Leave out the images; return the rest of the data exactly.
=== Data supplied ===
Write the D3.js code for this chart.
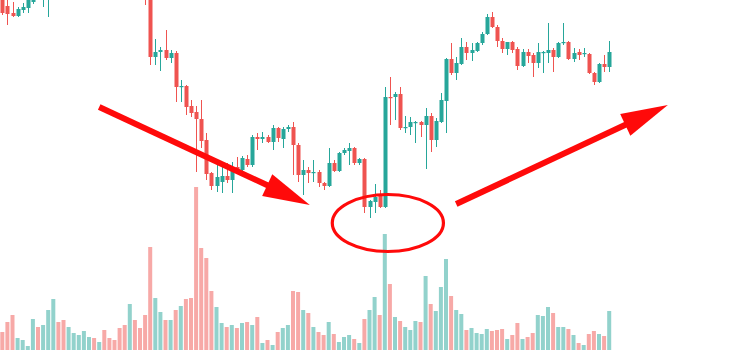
<!DOCTYPE html>
<html>
<head>
<meta charset="utf-8">
<script src="https://cdn.jsdelivr.net/npm/d3@7/dist/d3.min.js"></script>
<style>
html,body{margin:0;padding:0;background:#fff;overflow:hidden;}
svg{display:block;}
</style>
</head>
<body>
<svg id="chart" width="750" height="350"></svg>
<script>
// ---- data (price units, index 0..119) ----
const openP = [255,244,237,234,240,242,248,256,255,258,
265,285,278,272,278,282,286,290,293,290,
294,288,285,282,278,274,282,276,270,262,
193,198,200,192,197,163,164,144,138,131,
110,77,64,68,74,70,83,80,91,85,
113,111,113,108,122,111,121,123,105,75,
80,77,78,67,64,87,79,97,99,102,
87,91,43,48,55,43,153,153,156,122,
123,127,128,125,134,110,128,149,191,177,
186,203,197,199,207,216,233,223,209,201,
208,201,184,198,195,187,197,197,200,193,
207,208,191,198,196,196,177,168,186,183];
const closeP = [237,236,234,241,243,252,255,252,262,268,
285,278,272,278,282,286,290,293,290,294,
288,285,282,278,274,282,276,270,252,193,
198,200,192,197,163,164,143,137,131,109,
76,64,73,74,70,83,80,92,85,113,
111,113,108,122,112,121,123,105,75,80,
77,78,67,64,87,79,97,100,102,87,
91,43,49,53,43,153,152,156,122,123,
128,128,125,134,110,129,150,191,177,187,
203,197,200,207,216,233,223,209,201,208,
200,184,198,194,187,198,198,200,193,207,
208,191,197,195,197,177,168,186,183,198];
const highP = [260,252,248,243,247,256,258,259,266,272,
290,288,281,281,285,289,293,296,295,297,
296,290,287,284,280,285,284,278,272,265,
211,203,220,200,199,170,165,150,144,150,
117,78,85,83,87,88,93,94,95,115,
117,118,115,125,123,123,125,128,107,90,
83,90,80,68,102,90,98,102,107,103,
92,92,50,66,60,163,173,158,163,134,
133,129,129,142,137,132,157,192,207,193,
212,208,207,208,218,236,238,225,212,208,
209,203,201,201,197,207,199,227,202,208,
227,209,202,201,202,197,178,187,195,209];
const lowP = [235,225,233,233,237,237,246,251,243,233,
262,275,268,270,276,280,284,288,287,289,
285,282,279,275,271,272,272,266,245,185,
185,179,190,187,148,148,135,133,78,102,
70,60,58,57,67,57,78,77,83,83,
100,107,107,100,108,102,118,75,68,55,
67,68,63,60,63,78,78,95,85,85,
85,37,32,37,42,42,125,130,120,117,
115,107,113,81,98,103,127,117,175,170,
185,190,189,198,205,215,222,203,197,195,
197,180,183,187,173,182,177,187,178,192,
205,190,188,190,193,176,165,167,178,178];
const volume = [18,28,35,12,10,4,31,23,25,40,
51,28,30,23,17,15,19,13,12,8,
20,12,10,22,25,46,30,22,35,103,
52,38,30,30,40,44,51,52,163,102,
92,59,43,27,23,25,22,27,28,25,
33,7,10,5,18,22,25,59,58,40,
37,23,18,15,28,16,8,13,15,11,
7,31,40,53,35,116,66,33,29,23,
20,29,28,74,46,39,63,91,54,40,
36,20,22,17,16,21,19,20,21,11,
15,27,11,13,17,35,34,43,37,23,
23,21,15,7,5,16,19,16,14,39];

// annotations in data coordinates [index, price]
const arrows = [
  {from:[19,143], to:[60.3,45]},
  {from:[89,46], to:[130.5,145]}
];
const ellipseAnn = {center:[75.6,27], rx:10.9, ry:28.5};

const UP = "#26a69a", DOWN = "#ef5350";
const UP_V = "rgba(38,166,154,0.5)", DOWN_V = "rgba(239,83,80,0.5)";
const RED = "#ff0a0a";

const data = openP.map((o,i)=>({i, o, c:closeP[i], h:highP[i], l:lowP[i], v:volume[i]}));

const svg = d3.select("#chart");
const x = d3.scaleLinear().domain([0,119]).range([2.3,609.2]);
const y = d3.scaleLinear().domain([30,250]).range([220,0]);
const yv = d3.scaleLinear().domain([0,170]).range([350,180]);
const bw = 4;

// volume
svg.append("g").selectAll("rect").data(data).join("rect")
  .attr("x", d=>x(d.i)-bw/2)
  .attr("width", bw)
  .attr("y", d=>yv(d.v))
  .attr("height", d=>yv(0)-yv(d.v))
  .attr("fill", d=>d.c>=d.o?UP_V:DOWN_V);

// candles
const cg = svg.append("g");
cg.selectAll("line").data(data).join("line")
  .attr("x1", d=>Math.round(x(d.i))+0.5).attr("x2", d=>Math.round(x(d.i))+0.5)
  .attr("y1", d=>y(d.h)).attr("y2", d=>y(d.l))
  .attr("stroke", d=>d.c>=d.o?UP:DOWN).attr("stroke-width",1);
cg.selectAll("rect").data(data).join("rect")
  .attr("x", d=>Math.round(x(d.i))+0.5-bw/2)
  .attr("width", bw)
  .attr("y", d=>y(Math.max(d.o,d.c)))
  .attr("height", d=>Math.max(1.2, Math.abs(y(d.o)-y(d.c))))
  .attr("fill", d=>d.c>=d.o?UP:DOWN);

// annotations
const ag = svg.append("g");
arrows.forEach(a=>{
  const x1=x(a.from[0]), y1=y(a.from[1]), x2=x(a.to[0]), y2=y(a.to[1]);
  const dx=x2-x1, dy=y2-y1, len=Math.hypot(dx,dy), ux=dx/len, uy=dy/len;
  const L=47, W=24;
  const mx=x2-ux*L, my=y2-uy*L;
  ag.append("line").attr("x1",x1).attr("y1",y1).attr("x2",mx+ux*2).attr("y2",my+uy*2)
    .attr("stroke",RED).attr("stroke-width",6);
  ag.append("path")
    .attr("d", d3.line()([[x2,y2],[mx-uy*W/2,my+ux*W/2],[mx+uy*W/2,my-ux*W/2]])+"Z")
    .attr("fill",RED);
});
ag.append("ellipse")
  .attr("cx", x(ellipseAnn.center[0])).attr("cy", y(ellipseAnn.center[1]))
  .attr("rx", x(ellipseAnn.rx)-x(0)).attr("ry", y(0)-y(ellipseAnn.ry))
  .attr("fill","none").attr("stroke",RED).attr("stroke-width",3.2);
</script>
</body>
</html>
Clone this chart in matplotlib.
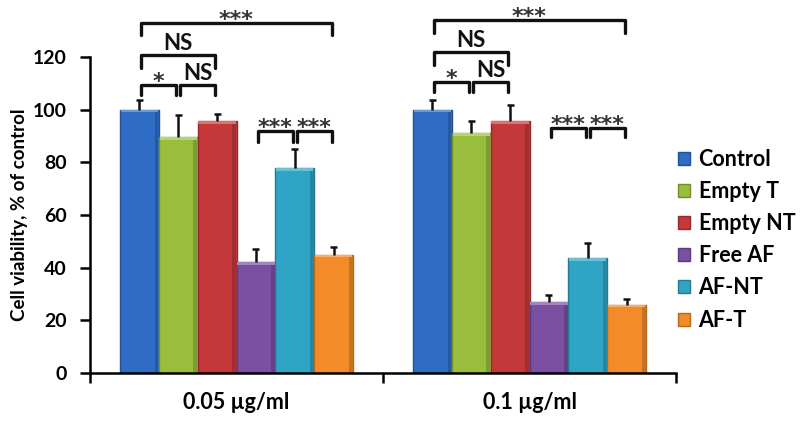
===
_The result_:
Write the D3.js code for this chart.
<!DOCTYPE html>
<html>
<head>
<meta charset="utf-8">
<script src="https://cdn.jsdelivr.net/npm/d3@7/dist/d3.min.js"></script>
<style>
html,body{margin:0;padding:0;background:#fff;overflow:hidden;}
svg{display:block;}
</style>
</head>
<body>
<svg id="chart" width="750" height="350"></svg>
<script>
// ---- data (price units, index 0..119) ----
const openP = [255,244,237,234,240,242,248,256,255,258,
265,285,278,272,278,282,286,290,293,290,
294,288,285,282,278,274,282,276,270,262,
193,198,200,192,197,163,164,144,138,131,
110,77,64,68,74,70,83,80,91,85,
113,111,113,108,122,111,121,123,105,75,
80,77,78,67,64,87,79,97,99,102,
87,91,43,48,55,43,153,153,156,122,
123,127,128,125,134,110,128,149,191,177,
186,203,197,199,207,216,233,223,209,201,
208,201,184,198,195,187,197,197,200,193,
207,208,191,198,196,196,177,168,186,183];
const closeP = [237,236,234,241,243,252,255,252,262,268,
285,278,272,278,282,286,290,293,290,294,
288,285,282,278,274,282,276,270,252,193,
198,200,192,197,163,164,143,137,131,109,
76,64,73,74,70,83,80,92,85,113,
111,113,108,122,112,121,123,105,75,80,
77,78,67,64,87,79,97,100,102,87,
91,43,49,53,43,153,152,156,122,123,
128,128,125,134,110,129,150,191,177,187,
203,197,200,207,216,233,223,209,201,208,
200,184,198,194,187,198,198,200,193,207,
208,191,197,195,197,177,168,186,183,198];
const highP = [260,252,248,243,247,256,258,259,266,272,
290,288,281,281,285,289,293,296,295,297,
296,290,287,284,280,285,284,278,272,265,
211,203,220,200,199,170,165,150,144,150,
117,78,85,83,87,88,93,94,95,115,
117,118,115,125,123,123,125,128,107,90,
83,90,80,68,102,90,98,102,107,103,
92,92,50,66,60,163,173,158,163,134,
133,129,129,142,137,132,157,192,207,193,
212,208,207,208,218,236,238,225,212,208,
209,203,201,201,197,207,199,227,202,208,
227,209,202,201,202,197,178,187,195,209];
const lowP = [235,225,233,233,237,237,246,251,243,233,
262,275,268,270,276,280,284,288,287,289,
285,282,279,275,271,272,272,266,245,185,
185,179,190,187,148,148,135,133,78,102,
70,60,58,57,67,57,78,77,83,83,
100,107,107,100,108,102,118,75,68,55,
67,68,63,60,63,78,78,95,85,85,
85,37,32,37,42,42,125,130,120,117,
115,107,113,81,98,103,127,117,175,170,
185,190,189,198,205,215,222,203,197,195,
197,180,183,187,173,182,177,187,178,192,
205,190,188,190,193,176,165,167,178,178];
const volume = [18,28,35,12,10,4,31,23,25,40,
51,28,30,23,17,15,19,13,12,8,
20,12,10,22,25,46,30,22,35,103,
52,38,30,30,40,44,51,52,163,102,
92,59,43,27,23,25,22,27,28,25,
33,7,10,5,18,22,25,59,58,40,
37,23,18,15,28,16,8,13,15,11,
7,31,40,53,35,116,66,33,29,23,
20,29,28,74,46,39,63,91,54,40,
36,20,22,17,16,21,19,20,21,11,
15,27,11,13,17,35,34,43,37,23,
23,21,15,7,5,16,19,16,14,39];

// annotations in data coordinates [index, price]
const arrows = [
  {from:[19,143], to:[60.3,45]},
  {from:[89,46], to:[130.5,145]}
];
const ellipseAnn = {center:[75.6,27], rx:10.9, ry:28.5};

const UP = "#26a69a", DOWN = "#ef5350";
const UP_V = "rgba(38,166,154,0.5)", DOWN_V = "rgba(239,83,80,0.5)";
const RED = "#ff0a0a";

const data = openP.map((o,i)=>({i, o, c:closeP[i], h:highP[i], l:lowP[i], v:volume[i]}));

const svg = d3.select("#chart");
const x = d3.scaleLinear().domain([0,119]).range([2.3,609.2]);
const y = d3.scaleLinear().domain([30,250]).range([220,0]);
const yv = d3.scaleLinear().domain([0,170]).range([350,180]);
const bw = 4;

// volume
svg.append("g").selectAll("rect").data(data).join("rect")
  .attr("x", d=>x(d.i)-bw/2)
  .attr("width", bw)
  .attr("y", d=>yv(d.v))
  .attr("height", d=>yv(0)-yv(d.v))
  .attr("fill", d=>d.c>=d.o?UP_V:DOWN_V);

// candles
const cg = svg.append("g");
cg.selectAll("line").data(data).join("line")
  .attr("x1", d=>Math.round(x(d.i))+0.5).attr("x2", d=>Math.round(x(d.i))+0.5)
  .attr("y1", d=>y(d.h)).attr("y2", d=>y(d.l))
  .attr("stroke", d=>d.c>=d.o?UP:DOWN).attr("stroke-width",1);
cg.selectAll("rect").data(data).join("rect")
  .attr("x", d=>Math.round(x(d.i))+0.5-bw/2)
  .attr("width", bw)
  .attr("y", d=>y(Math.max(d.o,d.c)))
  .attr("height", d=>Math.max(1.2, Math.abs(y(d.o)-y(d.c))))
  .attr("fill", d=>d.c>=d.o?UP:DOWN);

// annotations
const ag = svg.append("g");
arrows.forEach(a=>{
  const x1=x(a.from[0]), y1=y(a.from[1]), x2=x(a.to[0]), y2=y(a.to[1]);
  const dx=x2-x1, dy=y2-y1, len=Math.hypot(dx,dy), ux=dx/len, uy=dy/len;
  const L=47, W=24;
  const mx=x2-ux*L, my=y2-uy*L;
  ag.append("line").attr("x1",x1).attr("y1",y1).attr("x2",mx+ux*2).attr("y2",my+uy*2)
    .attr("stroke",RED).attr("stroke-width",6);
  ag.append("path")
    .attr("d", d3.line()([[x2,y2],[mx-uy*W/2,my+ux*W/2],[mx+uy*W/2,my-ux*W/2]])+"Z")
    .attr("fill",RED);
});
ag.append("ellipse")
  .attr("cx", x(ellipseAnn.center[0])).attr("cy", y(ellipseAnn.center[1]))
  .attr("rx", x(ellipseAnn.rx)-x(0)).attr("ry", y(0)-y(ellipseAnn.ry))
  .attr("fill","none").attr("stroke",RED).attr("stroke-width",3.2);
</script>
</body>
</html>
Clone this chart in matplotlib.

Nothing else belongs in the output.